# Deciphering 326 Engine Markings?



## Donny Nelms (Sep 30, 2017)

I found some engine marking on a old engine I acquired awhile back. Been told it was a 326 . I was told it is a 1963 engine.

Found these on the driver side of the block under or around the timing chain cover area.

263P
2309 93
600

The 600 may have been on the 2nd row and the 2309 93 on 3rd row. The 2309 93 may be a six digit number 230993 but the stamp looks offset with the 93 number.

any help on deciphering the numbers?

Is the engine worth salvaging and rebuilding for a 1967 Lemans? If not any swappable parts for a 1975 Pontiac 350?


----------



## Pinion head (Jan 3, 2015)

Below links will help you determine what the engine is, and possibly,mwhat it came out of.

How to identify your Pontiac engine

The '63 model Pontiac 326 (actually a 336) was only available in the last model year Y-body, the '63 Tempest & LeMans. The stock crankshaft in an original '63 326 has its own specific bolt flange on the rear to bolt to the '63 326 application "rope drive" driveshaft. In order to run a later 400 engine in an early Tempest or LeMans with the stock transaxle, that style of 3.75" stroke crankshaft has to be used. Not really any pluses for the '63 326 for later body engine swaps, it will not even have a pad to mount a starter. Block mounting for starters began with the '64 Pontiac engine models. 
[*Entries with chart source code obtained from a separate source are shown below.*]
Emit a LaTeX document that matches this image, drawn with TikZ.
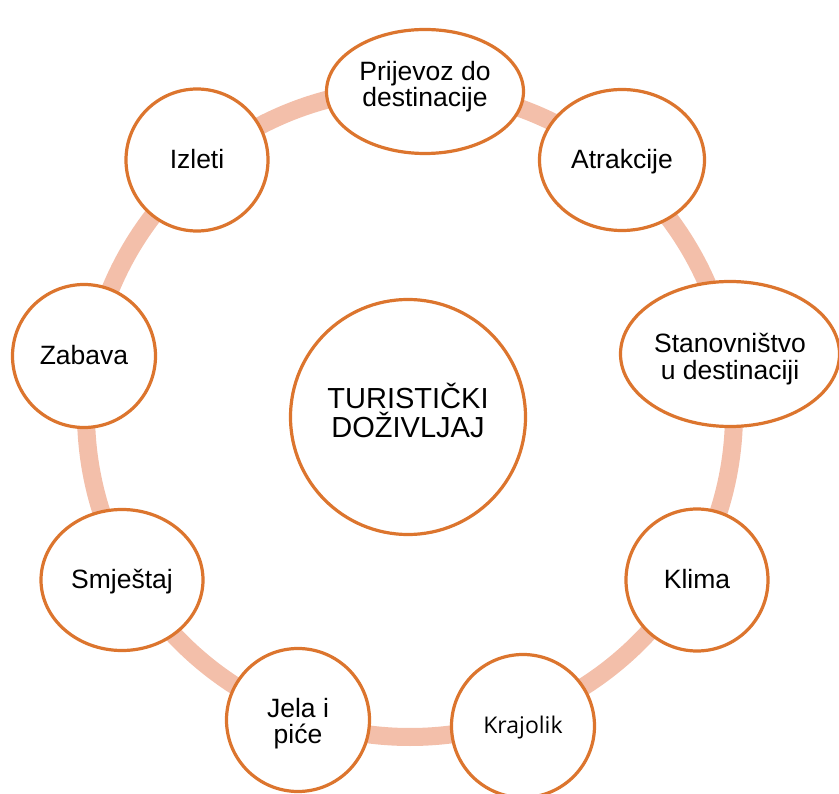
\documentclass[tikz,border=0pt]{standalone}
\usepackage{fontspec}
\setmainfont{Liberation Sans}
\newfontfamily\osans{Open Sans}
\usetikzlibrary{shapes.geometric}
\definecolor{ringc}{RGB}{243,191,170}
\definecolor{edgec}{RGB}{220,117,46}
\begin{document}
\begin{tikzpicture}[x=1pt,y=-1pt,
  ringline/.style={draw=ringc,line width=18pt},
  bub/.style={ellipse,draw=edgec,line width=3.2pt,fill=white,inner sep=0pt,outer sep=0pt},
  lbl/.style={font=\fontsize{26.5}{26}\selectfont,align=center,inner sep=0pt},
  one/.style={lbl,text height=19pt,text depth=0pt,yshift=1pt}]
\useasboundingbox (0,0) rectangle (839,794);
\coordinate (o) at (410,413);
\draw[ringline] (o) circle[radius=324pt];

\node[bub,minimum width=197pt,minimum height=124pt] (prij) at (425,91.5) {};
\node[lbl,yshift=5pt] (tprij) at (prij.center) {Prijevoz do\\destinacije};

\node[bub,minimum width=165pt,minimum height=141pt] (atr) at (622,160) {};
\node[one] (tatr) at (atr.center) {Atrakcije};

\node[bub,minimum width=219pt,minimum height=145pt] (stan) at (730,354) {};
\node[lbl,font=\fontsize{26.5}{27}\selectfont,yshift=-5.6pt] (tstan) at (stan.center) {Stanovništvo\\u destinaciji};

\node[bub,minimum width=142pt,minimum height=142pt] (klima) at (697,580) {};
\node[one] (tklima) at (klima.center) {Klima};

\node[bub,minimum width=143pt,minimum height=143pt] (kraj) at (523,726) {};
\node[inner sep=0pt,font=\osans\fontsize{23}{23}\selectfont,text height=16.4pt,text depth=0pt,yshift=1pt] (tkraj) at (kraj.center) {Krajolik};

\node[bub,minimum width=143pt,minimum height=143pt] (jela) at (298,720) {};
\node[lbl,yshift=-3.8pt] (tjela) at (jela.center) {Jela i\\piće};

\node[bub,minimum width=162pt,minimum height=141pt] (smj) at (122,580) {};
\node[one] (tsmj) at (smj.center) {Smještaj};

\node[bub,minimum width=143pt,minimum height=143pt] (zab) at (84,356) {};
\node[one] (tzab) at (zab.center) {Zabava};

\node[bub,minimum width=142pt,minimum height=142pt] (izl) at (197,160) {};
\node[one] (tizl) at (izl.center) {Izleti};

\node[bub,minimum width=235pt,minimum height=235pt] (cent) at (408,417) {};
\node[lbl,font=\fontsize{29}{29}\selectfont,yshift=6.2pt] (tcent) at (cent.center) {TURISTIČKI\\DOŽIVLJAJ};
\end{tikzpicture}
\end{document}
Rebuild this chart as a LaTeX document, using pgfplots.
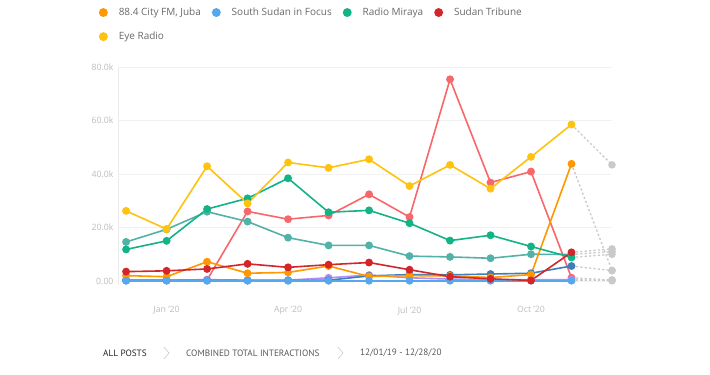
\documentclass[border=0pt]{standalone}
\usepackage{fontspec}
\setmainfont{Open Sans}
\newfontfamily\crumb{PT Sans}
\usepackage{pgfplots}
\pgfplotsset{compat=1.18}
\definecolor{cEye}{HTML}{FFC20E}
\definecolor{cCity}{HTML}{FF9800}
\definecolor{cMir}{HTML}{12B386}
\definecolor{cTrib}{HTML}{D3262B}
\definecolor{cSSF}{HTML}{55A8EE}
\definecolor{cSal}{HTML}{F8676A}
\definecolor{cTeal}{HTML}{52B2A8}
\definecolor{cSteel}{HTML}{3F7EB8}
\definecolor{cPur}{HTML}{B58BF5}
\definecolor{cDash}{HTML}{C9C9C9}
\definecolor{cTick}{HTML}{BDBDBD}
\definecolor{cText}{HTML}{6A6A6A}
\begin{document}
\begin{tikzpicture}[x=1pt,y=1pt]
\fill[white] (0,0) rectangle (710,375);
\useasboundingbox (0,0) rectangle (710,375);
\begin{axis}[
  at={(118pt,90pt)}, anchor=south west,
  scale only axis, width=494pt, height=218pt,
  xmin=-0.2, xmax=12, ymin=-1.5, ymax=80,
  axis lines*=left,
  x axis line style={draw=none},
  y axis line style={draw=black!8, line width=0.6pt},
  ymajorgrids, grid style={draw=black!5, line width=0.6pt},
  major tick style={draw=none},
  ytick={0,20,40,60,80},
  yticklabels={0.00,20.0k,40.0k,60.0k,80.0k},
  xtick={1,4,7,10},
  xticklabels={Jan '20,Apr '20,Jul '20,Oct '20},
  tick label style={font=\fontsize{8.7}{10}\selectfont, text=cTick},
  xticklabel style={yshift=-18pt},
  yticklabel style={xshift=-1pt},
  clip=false,
  every axis plot/.append style={line width=1.6pt, mark=*, mark size=3.1pt},
  legend columns=4,
  legend style={draw=none, fill=none, at={(-0.045,1.29)}, anchor=north west,
    font=\fontsize{10}{12}\selectfont, text=cText, column sep=9pt, row sep=11pt},
  legend cell align=left,
  legend image code/.code={\fill[#1] (2.5pt,0pt) circle (3.6pt);},
]
% gray dashed extensions (Nov -> Dec '20)
\pgfplotsset{dashseg/.style={forget plot, color=cDash, line width=1.3pt, dash pattern=on 2.2pt off 2.2pt, mark indices={2}, mark options={solid, fill=cDash}}}
\addplot[dashseg] coordinates {(11,58.5) (12,43.4)};
\addplot[dashseg] coordinates {(11,43.8) (12,3.9)};
\addplot[dashseg] coordinates {(11,5.6) (12,3.9)};
\addplot[dashseg] coordinates {(11,10.7) (12,12.0)};
\addplot[dashseg] coordinates {(11,9.9) (12,11.0)};
\addplot[dashseg] coordinates {(11,8.8) (12,10.0)};
\addplot[dashseg] coordinates {(11,1.2) (12,0.4)};
\addplot[dashseg] coordinates {(11,0.5) (12,0.2)};
\addplot[dashseg] coordinates {(11,0.1) (12,0.1)};
% unlisted series
\addplot[forget plot, color=cSal, mark options={fill=cSal}] coordinates {
(0,0.3) (1,0.3) (2,0.4) (3,26.0) (4,23.1) (5,24.5) (6,32.4) (7,23.9) (8,75.4) (9,36.8) (10,40.9) (11,1.2)};
\addplot[forget plot, color=cTeal, mark options={fill=cTeal}] coordinates {
(0,14.6) (1,19.3) (2,25.9) (3,22.2) (4,16.2) (5,13.3) (6,13.3) (7,9.3) (8,9.0) (9,8.5) (10,10.0) (11,9.9)};
\addplot[forget plot, color=cPur, mark options={fill=cPur}] coordinates {
(0,0.3) (1,0.3) (2,0.5) (3,0.3) (4,0.3) (5,1.2) (6,2.2) (7,1.2) (8,0.7) (9,0.5) (10,0.5) (11,0.5)};
\addplot[forget plot, color=cSteel, mark options={fill=cSteel}] coordinates {
(0,0.2) (1,0.2) (2,0.2) (3,0.2) (4,0.2) (5,0.3) (6,1.9) (7,2.4) (8,2.3) (9,2.6) (10,2.9) (11,5.6)};
% listed series
\addplot[color=cCity, mark options={fill=cCity}] coordinates {
(0,2.0) (1,1.6) (2,7.2) (3,2.9) (4,3.2) (5,5.6) (6,1.7) (7,2.0) (8,1.9) (9,1.3) (10,2.4) (11,43.8)};
\addlegendentry{88.4 City FM, Juba}
\addplot[color=cSSF, mark options={fill=cSSF}] coordinates {
(0,0.1) (1,0.1) (2,0.1) (3,0.1) (4,0.1) (5,0.1) (6,0.1) (7,0.1) (8,0.1) (9,0.1) (10,0.1) (11,0.1)};
\addlegendentry{South Sudan in Focus\hspace{11pt}}
\addplot[color=cMir, mark options={fill=cMir}] coordinates {
(0,11.8) (1,15.0) (2,26.9) (3,30.9) (4,38.4) (5,25.7) (6,26.4) (7,21.6) (8,15.1) (9,17.1) (10,12.9) (11,8.8)};
\addlegendentry{Radio Miraya\hspace{-9pt}}
\addplot[color=cTrib, mark options={fill=cTrib}] coordinates {
(0,3.5) (1,3.8) (2,4.5) (3,6.4) (4,5.1) (5,6.1) (6,6.9) (7,4.2) (8,1.6) (9,0.8) (10,0.2) (11,10.7)};
\addlegendentry{Sudan Tribune}
\addplot[color=cEye, mark options={fill=cEye}] coordinates {
(0,26.2) (1,19.4) (2,42.9) (3,29.0) (4,44.3) (5,42.3) (6,45.5) (7,35.5) (8,43.4) (9,34.5) (10,46.4) (11,58.5)};
\addlegendentry{Eye Radio}
\end{axis}
% breadcrumb
\node[anchor=west, inner sep=0, font=\crumb\fontsize{9.2}{11}\selectfont, text=black!85] at (103,22) {ALL POSTS};
\draw[black!20, line width=0.6pt] (164,28) -- (169,22) -- (164,16);
\node[anchor=west, inner sep=0, font=\crumb\fontsize{9.2}{11}\selectfont, text=black!65] at (186,22) {COMBINED TOTAL INTERACTIONS};
\draw[black!20, line width=0.6pt] (338,28) -- (343,22) -- (338,16);
\node[anchor=west, inner sep=0, font=\crumb\fontsize{9.2}{11}\selectfont, text=black!65] at (360,22) {12/01/19 - 12/28/20};
\end{tikzpicture}
\end{document}
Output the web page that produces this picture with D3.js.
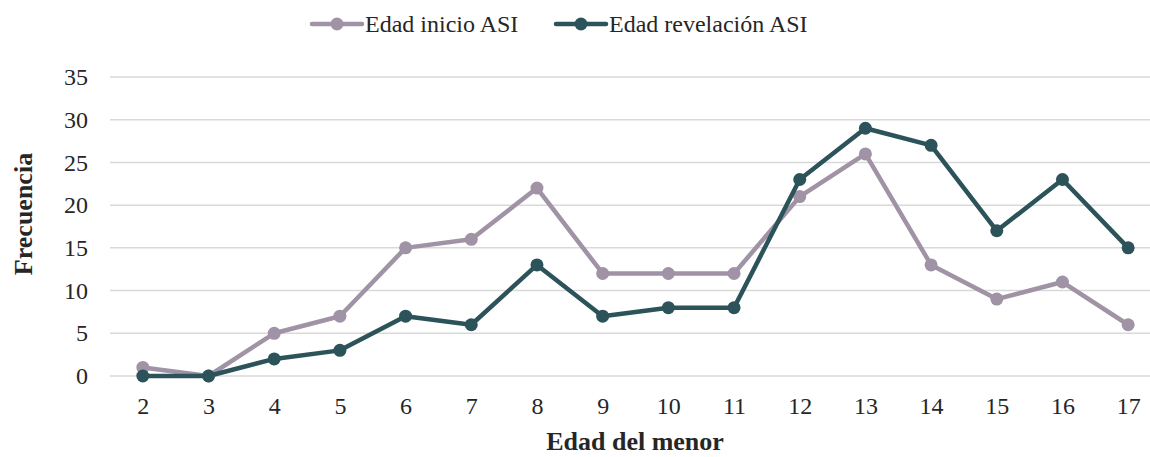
<!DOCTYPE html>
<html>
<head>
<meta charset="utf-8">
<script src="https://cdn.jsdelivr.net/npm/d3@7"></script>
<style>
  body { margin: 0; background: #fff; }
</style>
</head>
<body>
<div id="chart"></div>
<script>
// Data
var edades = ['2','3','4','5','6','7','8','9','10','11','12','13','14','15','16','17'];
var inicioASI = [1,0,5,7,15,16,22,12,12,12,21,26,13,9,11,6];
var revelacionASI = [0,0,2,3,7,6,13,7,8,8,23,29,27,17,23,15];
var yTicks = [0,5,10,15,20,25,30,35];

var width = 1150, height = 457;
var margin = {top:77, right:-11, left:110, bottom:81};
var drawWidth = width - margin.left - margin.right;
var drawHeight = height - margin.top - margin.bottom;
var fontFamily = 'Liberation Serif';

var series = [
    {name: 'Edad inicio ASI', values: inicioASI, color: '#A093A6'},
    {name: 'Edad revelación ASI', values: revelacionASI, color: '#2C525A'}
];

var svg = d3.select('#chart').append('svg')
    .attr('width', width)
    .attr('height', height)
    .style('font-family', fontFamily);

var g = svg.append('g')
    .attr('transform', 'translate(' + margin.left + ',' + margin.top + ')');

var xScale = d3.scalePoint().domain(edades).range([0, drawWidth]).padding(0.5);
var yScale = d3.scaleLinear().domain([0, 35]).range([drawHeight, 0]);

// Gridlines
g.selectAll('.grid').data(yTicks).enter().append('line')
    .attr('class', 'grid')
    .attr('x1', 0).attr('x2', drawWidth)
    .attr('y1', function(d) { return yScale(d); })
    .attr('y2', function(d) { return yScale(d); })
    .attr('stroke', '#d9d9d9')
    .attr('stroke-width', 1.5);

// Y axis labels
var yAxis = d3.axisLeft(yScale).tickValues(yTicks).tickSize(0).tickPadding(22);
g.append('g').attr('class', 'y-axis').call(yAxis)
    .call(function(s) { s.select('.domain').remove(); })
    .selectAll('text')
    .style('font-family', fontFamily).style('font-size', '24px').style('fill', '#262626');

// X axis labels
var xAxis = d3.axisBottom(xScale).tickSize(0).tickPadding(21);
g.append('g').attr('class', 'x-axis')
    .attr('transform', 'translate(0,' + drawHeight + ')')
    .call(xAxis)
    .call(function(s) { s.select('.domain').remove(); })
    .selectAll('text')
    .style('font-family', fontFamily).style('font-size', '24px').style('fill', '#262626');

// Axis titles
svg.append('text')
    .attr('x', 635)
    .attr('y', 450)
    .attr('text-anchor', 'middle')
    .style('font-family', fontFamily)
    .style('font-size', '26px')
    .style('font-weight', 'bold')
    .style('fill', '#262626')
    .text('Edad del menor');

svg.append('text')
    .attr('transform', 'translate(32,214) rotate(-90)')
    .attr('text-anchor', 'middle')
    .style('font-family', fontFamily)
    .style('font-size', '26px')
    .style('font-weight', 'bold')
    .style('fill', '#262626')
    .text('Frecuencia');

// Lines and markers
var line = d3.line()
    .x(function(d, i) { return xScale(edades[i]); })
    .y(function(d) { return yScale(d); });

series.forEach(function(s) {
    g.append('path')
        .attr('d', line(s.values))
        .attr('fill', 'none')
        .attr('stroke', s.color)
        .attr('stroke-width', 4.5)
        .attr('stroke-linejoin', 'round');
    g.selectAll(null).data(s.values).enter().append('circle')
        .attr('cx', function(d, i) { return xScale(edades[i]); })
        .attr('cy', function(d) { return yScale(d); })
        .attr('r', 6.5)
        .attr('fill', s.color);
});

// Legend
var legendX = [312, 556];
series.forEach(function(s, i) {
    var lg = svg.append('g').attr('transform', 'translate(' + legendX[i] + ',24)');
    lg.append('line').attr('x1', 0).attr('x2', 50).attr('y1', 0).attr('y2', 0)
        .attr('stroke', s.color).attr('stroke-width', 4.5).attr('stroke-linecap', 'round');
    lg.append('circle').attr('cx', 25).attr('cy', 0).attr('r', 6.5).attr('fill', s.color);
    lg.append('text').attr('x', 53).attr('y', 8)
        .style('font-family', fontFamily).style('font-size', '24px').style('fill', '#262626')
        .text(s.name);
});
</script>
</body>
</html>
As far as the '75 model 350 goes, it will bolt in all '64-81 Pontiac model chassis, if it runs and its affordable go for it! Of note, if the '75 Pontiac 350 was built in mid Feb of '75 or later, it should have it's original pair of 6X-4 heads. The 6X-4's have long been used, when milled, to raise static C/R on Pontiac 400 engines, also have a lot of potential when properly ported. For many years I pulled & rounded up 6X-4 heads as well as 400 cores for a national Pontiac engine builder. typically the late '75-77 Pontiac 350 was stripped of its heads, timing cover, valley pan, and hardware. Not much is different today, with build costs being very similar, most Pontiac'ers would rather build off a 400 or larger displacement block.


----------